▶

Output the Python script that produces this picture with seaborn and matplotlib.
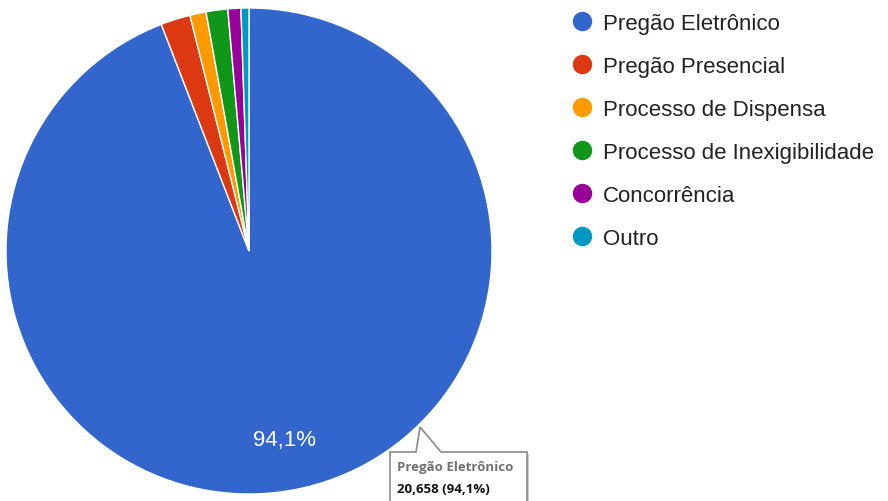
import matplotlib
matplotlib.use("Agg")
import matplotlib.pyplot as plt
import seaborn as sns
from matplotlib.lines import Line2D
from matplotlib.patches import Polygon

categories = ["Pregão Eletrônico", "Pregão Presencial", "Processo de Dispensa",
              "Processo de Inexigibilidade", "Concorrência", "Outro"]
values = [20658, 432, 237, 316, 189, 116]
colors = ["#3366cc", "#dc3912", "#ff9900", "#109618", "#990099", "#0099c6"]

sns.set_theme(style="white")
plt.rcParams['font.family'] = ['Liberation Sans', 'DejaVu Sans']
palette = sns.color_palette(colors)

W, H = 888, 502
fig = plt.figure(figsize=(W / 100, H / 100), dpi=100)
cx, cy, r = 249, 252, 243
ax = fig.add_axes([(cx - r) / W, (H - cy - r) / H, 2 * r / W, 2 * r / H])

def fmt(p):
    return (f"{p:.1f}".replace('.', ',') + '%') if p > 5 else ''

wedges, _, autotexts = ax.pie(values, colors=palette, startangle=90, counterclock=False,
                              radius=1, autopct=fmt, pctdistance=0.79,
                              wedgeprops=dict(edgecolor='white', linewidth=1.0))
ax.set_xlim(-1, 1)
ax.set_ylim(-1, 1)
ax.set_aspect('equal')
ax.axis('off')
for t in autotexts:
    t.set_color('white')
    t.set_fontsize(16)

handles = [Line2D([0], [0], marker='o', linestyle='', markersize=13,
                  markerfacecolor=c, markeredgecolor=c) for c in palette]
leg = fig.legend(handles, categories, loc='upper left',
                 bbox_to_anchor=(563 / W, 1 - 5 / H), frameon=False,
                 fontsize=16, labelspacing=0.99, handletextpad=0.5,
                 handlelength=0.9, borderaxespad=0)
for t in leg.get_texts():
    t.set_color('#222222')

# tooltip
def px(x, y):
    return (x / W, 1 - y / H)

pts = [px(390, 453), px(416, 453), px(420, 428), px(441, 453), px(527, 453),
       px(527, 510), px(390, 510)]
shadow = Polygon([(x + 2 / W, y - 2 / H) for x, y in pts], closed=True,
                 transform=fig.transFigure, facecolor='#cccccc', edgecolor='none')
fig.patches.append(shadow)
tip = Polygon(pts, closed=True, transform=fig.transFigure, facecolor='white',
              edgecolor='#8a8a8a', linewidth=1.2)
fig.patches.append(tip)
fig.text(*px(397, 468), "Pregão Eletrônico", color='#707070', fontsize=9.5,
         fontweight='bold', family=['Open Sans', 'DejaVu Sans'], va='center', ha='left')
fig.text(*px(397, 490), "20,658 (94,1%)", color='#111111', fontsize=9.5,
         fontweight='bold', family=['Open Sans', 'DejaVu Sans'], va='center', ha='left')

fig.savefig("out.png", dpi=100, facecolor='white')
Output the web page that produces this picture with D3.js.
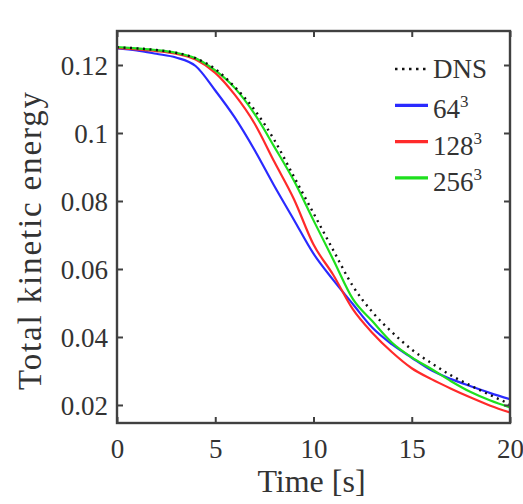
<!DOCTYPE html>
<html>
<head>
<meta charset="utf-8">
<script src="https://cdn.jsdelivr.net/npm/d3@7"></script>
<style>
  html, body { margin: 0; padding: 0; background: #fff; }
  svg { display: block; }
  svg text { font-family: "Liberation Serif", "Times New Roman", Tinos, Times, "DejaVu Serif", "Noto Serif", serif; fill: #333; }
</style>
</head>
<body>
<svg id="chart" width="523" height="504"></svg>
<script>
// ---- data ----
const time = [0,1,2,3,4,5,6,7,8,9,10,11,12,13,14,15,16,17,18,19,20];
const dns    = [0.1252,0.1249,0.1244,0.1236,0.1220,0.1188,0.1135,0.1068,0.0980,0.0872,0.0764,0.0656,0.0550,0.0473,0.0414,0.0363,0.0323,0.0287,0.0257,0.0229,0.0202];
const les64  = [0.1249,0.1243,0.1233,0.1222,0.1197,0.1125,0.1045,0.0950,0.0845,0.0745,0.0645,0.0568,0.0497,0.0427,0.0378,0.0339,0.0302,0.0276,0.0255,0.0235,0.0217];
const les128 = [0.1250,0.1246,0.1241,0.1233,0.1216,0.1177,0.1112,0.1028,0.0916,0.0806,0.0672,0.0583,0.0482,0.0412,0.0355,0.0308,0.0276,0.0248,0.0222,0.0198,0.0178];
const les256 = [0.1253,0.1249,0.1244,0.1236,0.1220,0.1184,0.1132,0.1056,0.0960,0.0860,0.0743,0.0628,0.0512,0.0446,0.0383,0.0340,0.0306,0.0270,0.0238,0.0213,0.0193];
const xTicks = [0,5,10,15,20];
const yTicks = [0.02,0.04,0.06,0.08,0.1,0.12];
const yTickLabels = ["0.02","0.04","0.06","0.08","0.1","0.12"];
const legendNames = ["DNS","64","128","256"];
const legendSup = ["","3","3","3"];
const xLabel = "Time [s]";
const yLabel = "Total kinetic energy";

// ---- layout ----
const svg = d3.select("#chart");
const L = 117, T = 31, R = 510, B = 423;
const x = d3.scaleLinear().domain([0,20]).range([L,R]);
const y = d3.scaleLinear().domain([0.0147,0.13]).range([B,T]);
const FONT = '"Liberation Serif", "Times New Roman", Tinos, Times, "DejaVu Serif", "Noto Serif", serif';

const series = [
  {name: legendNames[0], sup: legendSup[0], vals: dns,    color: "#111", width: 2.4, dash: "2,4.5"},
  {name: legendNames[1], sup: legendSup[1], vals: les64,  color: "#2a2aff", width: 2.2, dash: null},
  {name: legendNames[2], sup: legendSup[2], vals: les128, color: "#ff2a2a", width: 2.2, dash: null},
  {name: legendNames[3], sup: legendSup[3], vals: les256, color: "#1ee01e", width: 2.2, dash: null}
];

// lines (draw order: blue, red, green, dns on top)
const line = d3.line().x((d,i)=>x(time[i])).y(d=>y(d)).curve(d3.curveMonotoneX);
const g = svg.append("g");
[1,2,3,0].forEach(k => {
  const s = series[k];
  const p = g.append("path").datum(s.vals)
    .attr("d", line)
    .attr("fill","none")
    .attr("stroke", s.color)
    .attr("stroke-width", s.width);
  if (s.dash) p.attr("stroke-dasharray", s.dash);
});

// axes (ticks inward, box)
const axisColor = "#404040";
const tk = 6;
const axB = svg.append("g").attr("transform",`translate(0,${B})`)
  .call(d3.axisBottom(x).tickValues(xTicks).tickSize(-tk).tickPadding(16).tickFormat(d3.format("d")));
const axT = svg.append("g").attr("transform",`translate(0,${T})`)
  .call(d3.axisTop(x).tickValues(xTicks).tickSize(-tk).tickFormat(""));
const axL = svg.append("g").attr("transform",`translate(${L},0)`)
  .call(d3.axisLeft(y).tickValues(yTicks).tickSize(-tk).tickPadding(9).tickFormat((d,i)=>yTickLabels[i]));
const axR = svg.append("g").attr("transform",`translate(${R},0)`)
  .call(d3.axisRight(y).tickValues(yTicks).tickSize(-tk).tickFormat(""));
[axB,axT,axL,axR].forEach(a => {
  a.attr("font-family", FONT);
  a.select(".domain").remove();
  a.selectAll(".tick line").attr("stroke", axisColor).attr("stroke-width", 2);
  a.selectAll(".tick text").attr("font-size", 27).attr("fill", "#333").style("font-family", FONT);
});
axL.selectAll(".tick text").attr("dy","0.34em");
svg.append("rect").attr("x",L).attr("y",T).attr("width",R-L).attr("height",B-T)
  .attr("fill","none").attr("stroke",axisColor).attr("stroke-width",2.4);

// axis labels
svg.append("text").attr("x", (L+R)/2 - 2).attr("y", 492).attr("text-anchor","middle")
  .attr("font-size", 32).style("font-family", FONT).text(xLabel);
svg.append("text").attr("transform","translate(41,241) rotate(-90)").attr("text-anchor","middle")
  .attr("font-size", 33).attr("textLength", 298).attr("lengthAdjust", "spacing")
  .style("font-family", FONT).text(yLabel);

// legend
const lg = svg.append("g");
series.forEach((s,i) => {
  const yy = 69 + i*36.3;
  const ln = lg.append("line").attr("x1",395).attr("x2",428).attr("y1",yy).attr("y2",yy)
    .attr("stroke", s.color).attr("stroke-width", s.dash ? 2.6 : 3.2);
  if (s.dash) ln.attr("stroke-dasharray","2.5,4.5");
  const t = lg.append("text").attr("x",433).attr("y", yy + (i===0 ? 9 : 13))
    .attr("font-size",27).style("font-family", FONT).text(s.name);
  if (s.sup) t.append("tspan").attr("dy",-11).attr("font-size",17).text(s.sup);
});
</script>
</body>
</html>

◀
▶

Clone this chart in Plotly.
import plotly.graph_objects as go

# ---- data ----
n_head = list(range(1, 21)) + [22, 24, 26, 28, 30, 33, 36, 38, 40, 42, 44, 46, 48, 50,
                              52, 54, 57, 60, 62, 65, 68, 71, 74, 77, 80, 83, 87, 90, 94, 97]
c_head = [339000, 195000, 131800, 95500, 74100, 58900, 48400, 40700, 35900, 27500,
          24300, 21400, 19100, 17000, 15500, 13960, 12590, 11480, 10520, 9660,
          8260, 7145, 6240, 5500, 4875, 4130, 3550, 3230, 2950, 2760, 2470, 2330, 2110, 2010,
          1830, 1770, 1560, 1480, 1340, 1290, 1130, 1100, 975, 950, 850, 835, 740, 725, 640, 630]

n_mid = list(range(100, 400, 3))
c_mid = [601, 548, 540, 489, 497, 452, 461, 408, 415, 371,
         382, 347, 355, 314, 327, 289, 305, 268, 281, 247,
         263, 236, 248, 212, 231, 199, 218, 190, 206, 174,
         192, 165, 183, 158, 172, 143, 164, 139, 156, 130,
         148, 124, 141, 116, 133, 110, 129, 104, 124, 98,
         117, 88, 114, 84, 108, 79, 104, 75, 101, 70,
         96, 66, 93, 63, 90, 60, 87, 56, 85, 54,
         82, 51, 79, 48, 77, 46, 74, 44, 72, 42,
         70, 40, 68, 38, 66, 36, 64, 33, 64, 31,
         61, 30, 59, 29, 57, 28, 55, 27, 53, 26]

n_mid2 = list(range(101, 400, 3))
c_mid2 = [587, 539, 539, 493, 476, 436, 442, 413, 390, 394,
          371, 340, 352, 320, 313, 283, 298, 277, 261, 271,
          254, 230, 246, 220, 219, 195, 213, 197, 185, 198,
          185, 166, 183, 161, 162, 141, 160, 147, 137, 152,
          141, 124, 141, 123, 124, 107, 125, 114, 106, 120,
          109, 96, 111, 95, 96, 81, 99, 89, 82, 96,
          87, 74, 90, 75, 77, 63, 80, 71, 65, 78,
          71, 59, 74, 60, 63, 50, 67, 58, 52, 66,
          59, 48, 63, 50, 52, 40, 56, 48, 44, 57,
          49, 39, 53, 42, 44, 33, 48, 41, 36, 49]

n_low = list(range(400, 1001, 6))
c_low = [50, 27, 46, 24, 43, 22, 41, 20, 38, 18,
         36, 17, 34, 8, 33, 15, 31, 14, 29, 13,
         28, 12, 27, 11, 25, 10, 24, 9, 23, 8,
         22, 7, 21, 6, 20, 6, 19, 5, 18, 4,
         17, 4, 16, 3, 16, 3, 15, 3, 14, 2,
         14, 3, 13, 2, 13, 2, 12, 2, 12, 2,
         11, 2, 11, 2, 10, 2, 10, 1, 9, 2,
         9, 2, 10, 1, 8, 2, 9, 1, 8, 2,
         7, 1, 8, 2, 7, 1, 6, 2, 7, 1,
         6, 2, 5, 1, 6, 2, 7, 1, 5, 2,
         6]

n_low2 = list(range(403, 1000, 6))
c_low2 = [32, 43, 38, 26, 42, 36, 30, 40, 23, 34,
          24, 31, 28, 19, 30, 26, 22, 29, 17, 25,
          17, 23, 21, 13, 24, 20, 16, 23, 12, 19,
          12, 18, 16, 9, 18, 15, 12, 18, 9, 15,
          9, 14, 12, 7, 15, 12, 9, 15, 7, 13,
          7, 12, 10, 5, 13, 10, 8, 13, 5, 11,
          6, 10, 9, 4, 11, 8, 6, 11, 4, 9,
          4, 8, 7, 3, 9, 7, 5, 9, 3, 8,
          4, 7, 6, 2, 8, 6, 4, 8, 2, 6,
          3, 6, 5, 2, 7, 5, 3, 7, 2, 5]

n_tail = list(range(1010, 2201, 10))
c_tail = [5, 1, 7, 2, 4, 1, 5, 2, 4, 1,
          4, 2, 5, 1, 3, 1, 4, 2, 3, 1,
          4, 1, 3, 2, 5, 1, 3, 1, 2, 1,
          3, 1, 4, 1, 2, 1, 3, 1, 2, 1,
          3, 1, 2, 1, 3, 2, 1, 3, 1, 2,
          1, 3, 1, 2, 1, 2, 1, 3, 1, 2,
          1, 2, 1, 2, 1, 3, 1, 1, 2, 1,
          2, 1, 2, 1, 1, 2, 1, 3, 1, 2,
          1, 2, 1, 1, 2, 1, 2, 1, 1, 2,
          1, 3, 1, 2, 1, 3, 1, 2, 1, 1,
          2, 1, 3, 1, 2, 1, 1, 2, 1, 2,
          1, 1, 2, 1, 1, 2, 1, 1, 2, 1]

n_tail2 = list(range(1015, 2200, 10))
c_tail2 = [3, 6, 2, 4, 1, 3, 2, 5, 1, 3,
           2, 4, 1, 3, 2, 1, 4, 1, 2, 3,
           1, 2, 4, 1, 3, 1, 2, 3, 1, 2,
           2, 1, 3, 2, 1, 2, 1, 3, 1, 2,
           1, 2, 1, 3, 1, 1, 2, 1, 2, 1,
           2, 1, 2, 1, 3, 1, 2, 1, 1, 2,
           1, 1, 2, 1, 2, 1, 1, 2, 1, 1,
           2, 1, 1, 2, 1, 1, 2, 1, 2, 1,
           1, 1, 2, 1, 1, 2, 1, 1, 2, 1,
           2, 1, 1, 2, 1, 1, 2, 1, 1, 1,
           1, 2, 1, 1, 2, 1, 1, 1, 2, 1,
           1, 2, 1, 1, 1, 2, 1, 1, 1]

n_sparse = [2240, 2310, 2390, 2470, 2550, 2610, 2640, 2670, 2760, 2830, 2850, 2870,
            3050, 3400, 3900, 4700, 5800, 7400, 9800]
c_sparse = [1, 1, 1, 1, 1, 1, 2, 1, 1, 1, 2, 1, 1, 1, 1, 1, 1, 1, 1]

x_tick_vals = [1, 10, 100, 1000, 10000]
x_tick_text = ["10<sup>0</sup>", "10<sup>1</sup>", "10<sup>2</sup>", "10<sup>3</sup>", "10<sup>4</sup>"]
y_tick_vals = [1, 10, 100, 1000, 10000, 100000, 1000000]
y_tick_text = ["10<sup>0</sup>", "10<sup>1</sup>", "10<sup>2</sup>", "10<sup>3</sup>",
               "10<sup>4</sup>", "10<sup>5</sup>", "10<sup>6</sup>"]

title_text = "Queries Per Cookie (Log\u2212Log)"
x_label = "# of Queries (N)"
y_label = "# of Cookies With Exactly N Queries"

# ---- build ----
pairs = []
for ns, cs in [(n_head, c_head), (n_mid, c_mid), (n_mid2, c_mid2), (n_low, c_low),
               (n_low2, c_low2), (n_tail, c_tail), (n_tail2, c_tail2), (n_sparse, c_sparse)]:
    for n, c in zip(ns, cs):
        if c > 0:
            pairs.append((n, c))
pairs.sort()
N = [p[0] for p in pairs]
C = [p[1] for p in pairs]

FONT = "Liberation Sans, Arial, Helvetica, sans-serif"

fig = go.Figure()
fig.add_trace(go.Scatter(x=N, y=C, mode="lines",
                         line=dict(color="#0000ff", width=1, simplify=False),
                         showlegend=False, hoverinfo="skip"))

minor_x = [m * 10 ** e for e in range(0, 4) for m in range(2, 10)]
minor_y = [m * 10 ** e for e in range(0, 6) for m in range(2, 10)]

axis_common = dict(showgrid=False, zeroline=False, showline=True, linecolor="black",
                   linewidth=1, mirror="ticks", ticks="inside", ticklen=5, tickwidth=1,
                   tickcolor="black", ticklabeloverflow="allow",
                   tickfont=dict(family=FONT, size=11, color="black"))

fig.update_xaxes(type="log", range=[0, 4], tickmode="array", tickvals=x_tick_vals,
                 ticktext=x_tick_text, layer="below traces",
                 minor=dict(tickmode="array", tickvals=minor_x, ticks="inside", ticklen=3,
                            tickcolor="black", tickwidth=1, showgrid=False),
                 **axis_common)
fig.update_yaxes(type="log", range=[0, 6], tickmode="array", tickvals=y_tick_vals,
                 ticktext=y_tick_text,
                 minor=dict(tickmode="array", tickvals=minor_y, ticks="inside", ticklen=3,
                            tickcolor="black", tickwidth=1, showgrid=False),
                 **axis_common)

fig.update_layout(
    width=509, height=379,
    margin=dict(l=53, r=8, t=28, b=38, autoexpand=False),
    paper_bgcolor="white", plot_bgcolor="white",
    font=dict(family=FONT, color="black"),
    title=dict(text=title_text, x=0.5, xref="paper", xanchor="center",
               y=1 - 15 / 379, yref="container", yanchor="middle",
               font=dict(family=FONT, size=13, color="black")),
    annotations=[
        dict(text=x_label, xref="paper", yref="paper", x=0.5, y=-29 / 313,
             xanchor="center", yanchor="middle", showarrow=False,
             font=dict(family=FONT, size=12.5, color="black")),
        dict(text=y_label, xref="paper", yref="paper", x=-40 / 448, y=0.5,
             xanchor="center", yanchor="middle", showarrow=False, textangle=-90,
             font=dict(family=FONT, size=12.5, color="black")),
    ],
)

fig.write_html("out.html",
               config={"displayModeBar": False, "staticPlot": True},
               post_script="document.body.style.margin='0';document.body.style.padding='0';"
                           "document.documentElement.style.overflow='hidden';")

◀
▶

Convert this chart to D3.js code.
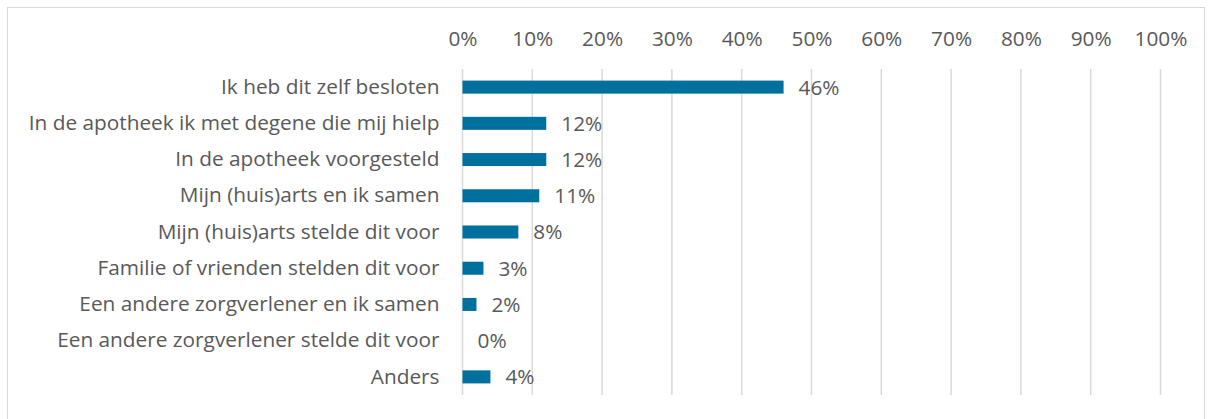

◀

**WHAT THE TASK REQUIRES:**
Give back exactly the lines from the one that holds "Output the Python" to the one that holds "palette = sns.color_palette(colors)", with both ends and without the images.

**THE COMPLETED TASK:**
Output the Python script that produces this picture with seaborn and matplotlib.
import matplotlib
matplotlib.use("Agg")
import matplotlib.pyplot as plt
import seaborn as sns
from matplotlib.lines import Line2D
from matplotlib.patches import Polygon

categories = ["Pregão Eletrônico", "Pregão Presencial", "Processo de Dispensa",
              "Processo de Inexigibilidade", "Concorrência", "Outro"]
values = [20658, 432, 237, 316, 189, 116]
colors = ["#3366cc", "#dc3912", "#ff9900", "#109618", "#990099", "#0099c6"]

sns.set_theme(style="white")
plt.rcParams['font.family'] = ['Liberation Sans', 'DejaVu Sans']
palette = sns.color_palette(colors)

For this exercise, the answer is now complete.